WRITTEN INSTRUCTION: Restate the data exactly as given and keep the pictures out.

INFORMATION SHOWN:
################
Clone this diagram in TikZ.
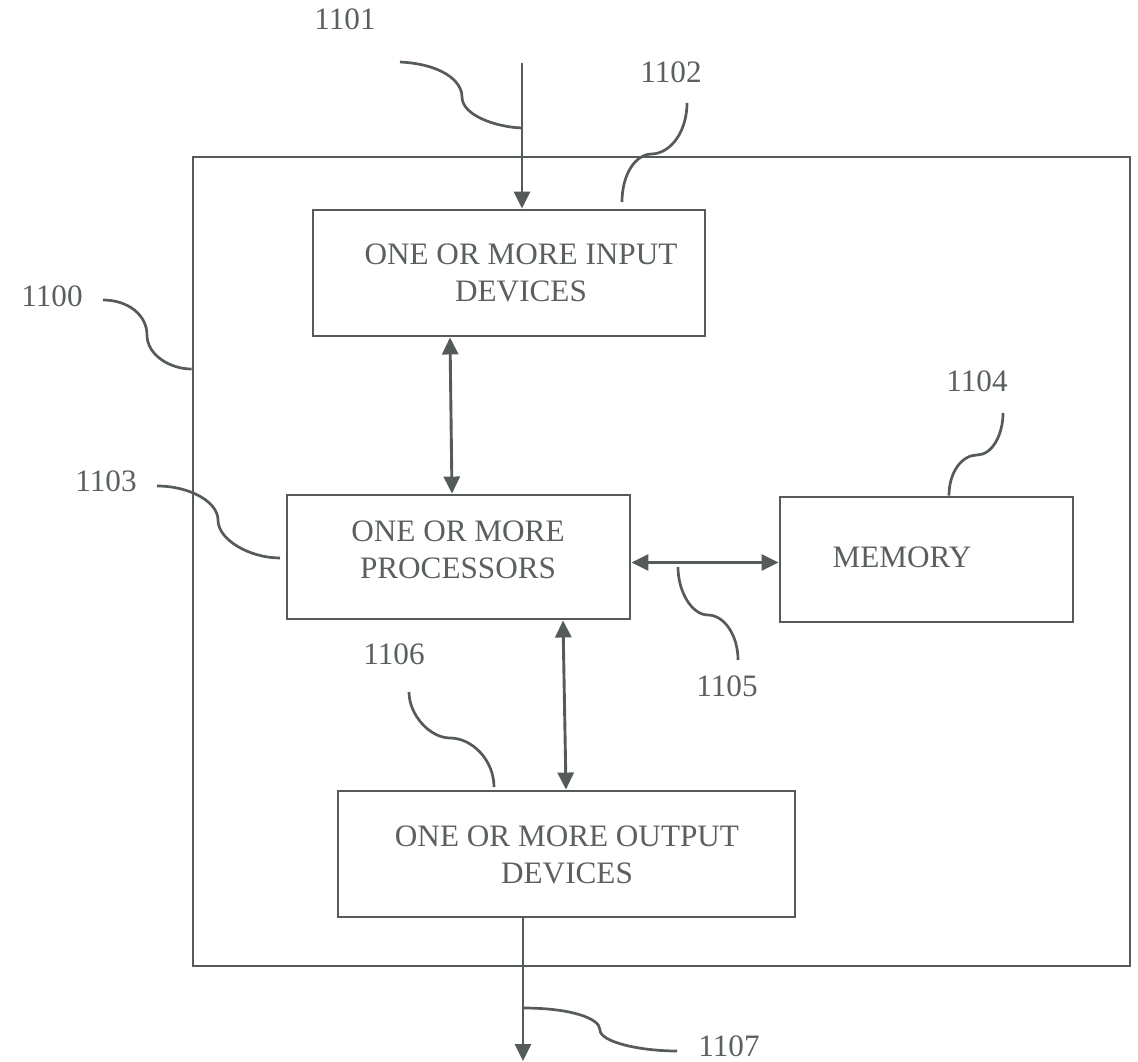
\documentclass[tikz,border=0pt]{standalone}
\usepackage{fontspec}
\setmainfont{Liberation Serif}
\usetikzlibrary{arrows.meta}
\definecolor{ink}{RGB}{85,90,90}
\definecolor{txt}{RGB}{90,95,95}
\begin{document}
\begin{tikzpicture}[x=1pt,y=-1pt,
  box/.style={draw=ink, line width=2.9pt, rectangle, inner sep=0pt},
  lbl/.style={text=txt, font=\fontsize{31.2}{37}\selectfont, inner sep=0pt, align=center},
  arr/.style={draw=ink, line width=2.9pt, -{Triangle[length=17pt,width=16pt]}},
  darr/.style={draw=ink, line width=2.9pt, {Triangle[length=17pt,width=16pt]}-{Triangle[length=17pt,width=16pt]}},
  lead/.style={draw=ink, line width=2.7pt}]
\useasboundingbox (0,0) rectangle (1138,1062);
% boxes
\node[box, minimum width=937pt, minimum height=809pt] (sys) at (661.5,561.5) {};
\node[box, minimum width=392pt, minimum height=126pt] (inp) at (509,273) {};
\node[box, minimum width=343pt, minimum height=124pt] (proc) at (458.5,557) {};
\node[box, minimum width=293pt, minimum height=125pt] (mem) at (926.5,559.5) {};
\node[box, minimum width=457pt, minimum height=126pt] (outp) at (566.5,854) {};
% box texts
\node[lbl] (inptxt) at (521,273) {ONE OR MORE INPUT\\DEVICES};
\node[lbl] (proctxt) at (458,549.5) {ONE OR MORE\\PROCESSORS};
\node[lbl] (memtxt) at (902,557.5) {MEMORY};
\node[lbl] (outtxt) at (567,854.5) {ONE OR MORE OUTPUT\\DEVICES};
% reference numerals
\node[lbl] (l1100) at (52,296) {1100};
\node[lbl] (l1101) at (345,19) {1101};
\node[lbl] (l1102) at (671,72) {1102};
\node[lbl] (l1103) at (106,481) {1103};
\node[lbl] (l1104) at (977,381) {1104};
\node[lbl] (l1105) at (727,686) {1105};
\node[lbl] (l1106) at (394,654) {1106};
\node[lbl] (l1107) at (729,1046) {1107};
% connectors
\coordinate (inTop) at (522,63);
\coordinate (outEnd) at (523,1061);
\draw[arr] (inTop) -- (inTop |- inp.north);
\draw[darr] (450,0 |- inp.south) -- (452,0 |- proc.north);
\draw[darr] (proc.east |- 0,562.5) -- (mem.west |- 0,562.5);
\draw[darr] (563,0 |- proc.south) -- (566,0 |- outp.north);
\draw[arr] (outEnd |- outp.south) -- (outEnd);
% leader lines
\coordinate (s1100) at (103,300); \coordinate (e1100) at (sys.west |- 0,369);
\coordinate (s1101) at (400,62);  \coordinate (e1101) at (522,128);
\coordinate (s1102) at (687,103); \coordinate (e1102) at (622,202);
\coordinate (s1103) at (157,486); \coordinate (e1103) at (280,558);
\coordinate (s1104) at (1003,413); \coordinate (e1104) at (949,0 |- mem.north);
\coordinate (s1105) at (738,660); \coordinate (e1105) at (678,567);
\coordinate (s1106) at (409,692); \coordinate (e1106) at (494,787);
\coordinate (s1107) at (677,1051); \coordinate (e1107) at (523,1008);
\draw[lead] (s1100) .. controls (128,300) and (147,315) .. (147,335) .. controls (147,355) and (170,369) .. (e1100);
\draw[lead] (s1101) .. controls (440,64) and (462,80) .. (462,97) .. controls (462,115) and (495,127) .. (e1101);
\draw[lead] (s1102) .. controls (687,130) and (672,153) .. (652,154) .. controls (635,154) and (622,175) .. (e1102);
\draw[lead] (s1103) .. controls (190,486) and (218,502) .. (218,520) .. controls (218,540) and (250,558) .. (e1103);
\draw[lead] (s1104) .. controls (1003,435) and (992,455) .. (977,455) .. controls (962,455) and (949,472) .. (e1104);
\draw[lead] (s1105) .. controls (738,635) and (724,615) .. (708,615) .. controls (692,615) and (678,592) .. (e1105);
\draw[lead] (s1106) .. controls (409,715) and (430,738) .. (450,738) .. controls (472,738) and (494,760) .. (e1106);
\draw[lead] (s1107) .. controls (640,1051) and (600,1042) .. (600,1030) .. controls (600,1018) and (570,1008) .. (e1107);
\end{tikzpicture}
\end{document}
################
TASK OUTPUT:
Clone this diagram in TikZ.
\documentclass[tikz,border=0pt]{standalone}
\usepackage{fontspec}
\setmainfont{Liberation Serif}
\usetikzlibrary{arrows.meta}
\definecolor{ink}{RGB}{85,90,90}
\definecolor{txt}{RGB}{90,95,95}
\begin{document}
\begin{tikzpicture}[x=1pt,y=-1pt,
  box/.style={draw=ink, line width=2.9pt, rectangle, inner sep=0pt},
  lbl/.style={text=txt, font=\fontsize{31.2}{37}\selectfont, inner sep=0pt, align=center},
  arr/.style={draw=ink, line width=2.9pt, -{Triangle[length=17pt,width=16pt]}},
  darr/.style={draw=ink, line width=2.9pt, {Triangle[length=17pt,width=16pt]}-{Triangle[length=17pt,width=16pt]}},
  lead/.style={draw=ink, line width=2.7pt}]
\useasboundingbox (0,0) rectangle (1138,1062);
% boxes
\node[box, minimum width=937pt, minimum height=809pt] (sys) at (661.5,561.5) {};
\node[box, minimum width=392pt, minimum height=126pt] (inp) at (509,273) {};
\node[box, minimum width=343pt, minimum height=124pt] (proc) at (458.5,557) {};
\node[box, minimum width=293pt, minimum height=125pt] (mem) at (926.5,559.5) {};
\node[box, minimum width=457pt, minimum height=126pt] (outp) at (566.5,854) {};
% box texts
\node[lbl] (inptxt) at (521,273) {ONE OR MORE INPUT\\DEVICES};
\node[lbl] (proctxt) at (458,549.5) {ONE OR MORE\\PROCESSORS};
\node[lbl] (memtxt) at (902,557.5) {MEMORY};
\node[lbl] (outtxt) at (567,854.5) {ONE OR MORE OUTPUT\\DEVICES};
% reference numerals
\node[lbl] (l1100) at (52,296) {1100};
\node[lbl] (l1101) at (345,19) {1101};
\node[lbl] (l1102) at (671,72) {1102};
\node[lbl] (l1103) at (106,481) {1103};
\node[lbl] (l1104) at (977,381) {1104};
\node[lbl] (l1105) at (727,686) {1105};
\node[lbl] (l1106) at (394,654) {1106};
\node[lbl] (l1107) at (729,1046) {1107};
% connectors
\coordinate (inTop) at (522,63);
\coordinate (outEnd) at (523,1061);
\draw[arr] (inTop) -- (inTop |- inp.north);
\draw[darr] (450,0 |- inp.south) -- (452,0 |- proc.north);
\draw[darr] (proc.east |- 0,562.5) -- (mem.west |- 0,562.5);
\draw[darr] (563,0 |- proc.south) -- (566,0 |- outp.north);
\draw[arr] (outEnd |- outp.south) -- (outEnd);
% leader lines
\coordinate (s1100) at (103,300); \coordinate (e1100) at (sys.west |- 0,369);
\coordinate (s1101) at (400,62);  \coordinate (e1101) at (522,128);
\coordinate (s1102) at (687,103); \coordinate (e1102) at (622,202);
\coordinate (s1103) at (157,486); \coordinate (e1103) at (280,558);
\coordinate (s1104) at (1003,413); \coordinate (e1104) at (949,0 |- mem.north);
\coordinate (s1105) at (738,660); \coordinate (e1105) at (678,567);
\coordinate (s1106) at (409,692); \coordinate (e1106) at (494,787);
\coordinate (s1107) at (677,1051); \coordinate (e1107) at (523,1008);
\draw[lead] (s1100) .. controls (128,300) and (147,315) .. (147,335) .. controls (147,355) and (170,369) .. (e1100);
\draw[lead] (s1101) .. controls (440,64) and (462,80) .. (462,97) .. controls (462,115) and (495,127) .. (e1101);
\draw[lead] (s1102) .. controls (687,130) and (672,153) .. (652,154) .. controls (635,154) and (622,175) .. (e1102);
\draw[lead] (s1103) .. controls (190,486) and (218,502) .. (218,520) .. controls (218,540) and (250,558) .. (e1103);
\draw[lead] (s1104) .. controls (1003,435) and (992,455) .. (977,455) .. controls (962,455) and (949,472) .. (e1104);
\draw[lead] (s1105) .. controls (738,635) and (724,615) .. (708,615) .. controls (692,615) and (678,592) .. (e1105);
\draw[lead] (s1106) .. controls (409,715) and (430,738) .. (450,738) .. controls (472,738) and (494,760) .. (e1106);
\draw[lead] (s1107) .. controls (640,1051) and (600,1042) .. (600,1030) .. controls (600,1018) and (570,1008) .. (e1107);
\end{tikzpicture}
\end{document}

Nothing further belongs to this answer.